The World Bank has warned that the assets of Nigerian commercial banks may deteriorate if the Central Bank of Nigeria continues to support undercapitalized banks.
The World Bank gave the warning in its latest Nigeria Economic Update.
In a comprehensive report, the World Bank advised the CBN to monitor the quality of the assets of Nigerian banks ‘closely’.
The World Bank specifically expressed reservations about the manner in which the CBN extended liquidity support to four undercapitalized banks.
“The CBN gave liquidity support to four medium-sized banks that were severely undercapitalized, without requiring hard time-bound recapitalization plans.
“Going forward, asset quality needs to be closely monitored because it may deteriorate if the CBN continues to exercise regulatory forbearance for undercapitalized banks.
“Banks are performing better, but asset quality needs to be monitored closely,” the World Bank said.
The bank observed that non-performing loans, mostly in the oil, gas, and power sectors, declined from 12.4 per cent in June 2018 to 9.4 per cent in June 2019.
However, it noted that the decline was driven by write-offs and clearance of oil-sector-related arrears that improved the cash flow of bank borrowers so they could repay banks and sale to asset management companies.
The World Bank also expressed reservations about measures introduced by the CBN to encourage banks’ lending to the private sector, which had been negative since 2017 but rose to -0.2 per cent in June 2019, year-on-year.
The CBN had via a circular issued on July 3 instructed banks to ensure a minimum loan-to-deposit ratio of 60 per cent by September 30, 2019.
Adherence to the LDR was to be reviewed quarterly, and failure to meet the requirements would result in the imposition of additional cash reserve requirements on the shortfall.
The World Bank warned that the measures could have negative impact on the economy.
It said, “It is possible that policy and regulatory efforts to stimulate commercial bank lending to selected private credit segments, while well-intentioned, could entail unintended negative consequences.
“For example, the minimum LDR requirement could lead banks to approve loans that expose them to more risky credits, undermining the quality of their loan portfolios.”
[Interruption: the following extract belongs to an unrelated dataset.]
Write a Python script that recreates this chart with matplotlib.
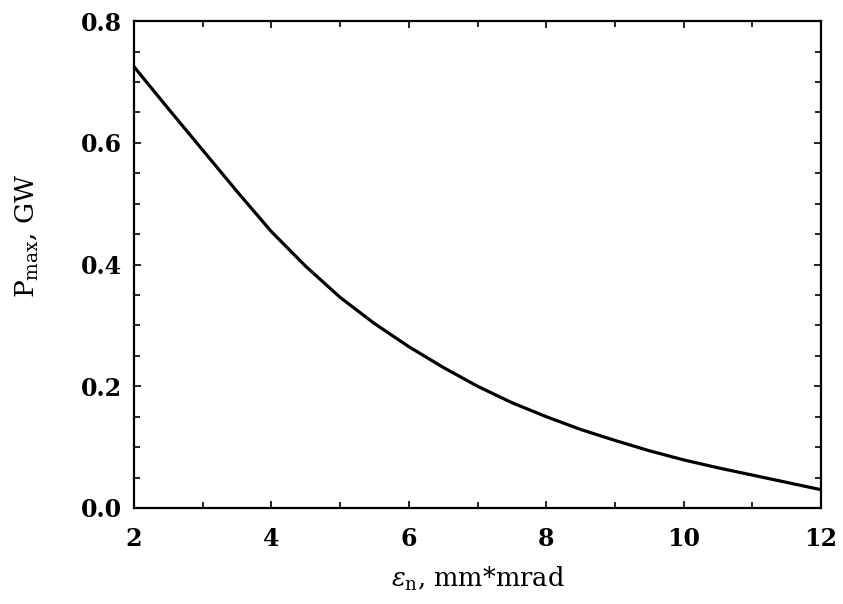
import numpy as np
import matplotlib
matplotlib.use('Agg')
from matplotlib import pyplot as plt
from matplotlib.ticker import MultipleLocator, FormatStrFormatter

# emittance (mm*mrad) and peak power (GW)
emittance = [2.0, 2.5, 3.0, 3.5, 4.0, 4.5, 5.0, 5.5, 6.0, 6.5, 7.0,
             7.5, 8.0, 8.5, 9.0, 9.5, 10.0, 10.5, 11.0, 11.5, 12.0]
p_max = [0.725, 0.656, 0.588, 0.520, 0.454, 0.397, 0.346, 0.303, 0.265, 0.231, 0.200,
         0.173, 0.150, 0.129, 0.111, 0.094, 0.079, 0.066, 0.054, 0.042, 0.030]

plt.rcParams['font.family'] = 'DejaVu Serif'
plt.rcParams['mathtext.fontset'] = 'dejavuserif'

fig = plt.figure(figsize=(8.43, 6.04), dpi=100)
ax = fig.add_axes([0.159, 0.159, 0.815, 0.806])

ax.plot(emittance, p_max, color='black', linewidth=2.3)

ax.set_xlim(2, 12)
ax.set_ylim(0, 0.8)
ax.xaxis.set_major_locator(MultipleLocator(2))
ax.xaxis.set_minor_locator(MultipleLocator(1))
ax.yaxis.set_major_locator(MultipleLocator(0.2))
ax.yaxis.set_minor_locator(MultipleLocator(0.05))
ax.yaxis.set_major_formatter(FormatStrFormatter('%.1f'))

for s in ax.spines.values():
    s.set_linewidth(1.6)
ax.tick_params(which='both', direction='in', top=True, right=True, width=1.2)
ax.tick_params(which='major', length=5, labelsize=17)
ax.tick_params(which='minor', length=4)
ax.tick_params(axis='x', which='major', pad=14)
ax.tick_params(axis='y', which='major', pad=9)
for lab in ax.get_xticklabels() + ax.get_yticklabels():
    lab.set_fontweight('bold')

ax.set_xlabel(r'$\varepsilon_\mathrm{n}$, mm*mrad', fontsize=18.5, labelpad=10)
ax.set_ylabel(r'P$_\mathrm{max}$, GW', fontsize=19, labelpad=12)
ax.yaxis.set_label_coords(-0.135, 0.56)

fig.savefig('out.png', dpi=100)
It further warned that the development could lead banks to shift funding modalities away from mobilising deposits, which would undermine financial inclusion initiatives.
“Dropping the level of deposits for which the CBN would remunerate banks when using the Standing Deposit Facility could undermine its ability to control liquidity conditions in the banking system, and additional, potentially costlier open market operations would be required to drain liquidity,” the World Bank added.
Previous measures to boost commercial bank credit to the private sector recorded limited success, the bank observed.
In the same vein, the Bretton Woods institution said the CBN’s subsidised financing to firms in agriculture and manufacturing, especially micro, small, and medium-scale enterprises, could have adverse consequences.
“The CBN interventions could undermine the effectiveness of the credit transmission channel of monetary policy and the signalling role of changes in the Monetary Policy Rate.
“The interventions could crowd out private-sector funding by discouraging banks from venturing into under-served markets without subsidies when the schemes are not properly targeted, as well as creating expectations for borrowing at single-digit rates.”
The World Bank said the interventions could lead to conflict of interest for the CBN between its oversight role in the banking sector, its objectives as an operator of development financing schemes and its interests as a shareholder in development finance institutions.
It added that the development could equally reduce the CBN’s operational surpluses, a share of which was normally transferred to the Federal Government as part of its independent revenue.
Subsidised funding for the MSMES could also undermine transparency and accountability in the allocation of public resources by circumventing the government’s standard budgetary process, the bank said.
Although it observed that exchange-rate convergence was improving, the World Bank noted that there were still several foreign-exchange windows.
While the IEFX window accounts for at least 50 per cent of Nigeria’s total forex transactions, the interbank-retail and the interbank-wholesale market windows were still open, though the exchange rates in these windows had been relatively stable in the N335–N365/$ range.
The bureau-de-change window also exists for retail transactions.
The CBN also has a window for selected imports such as refined petroleum products with a rate of N305–307/$.
According to the World Bank, international experience suggests that multiple exchange rates create implicit public subsidies that can distort the allocation of resources in the economy.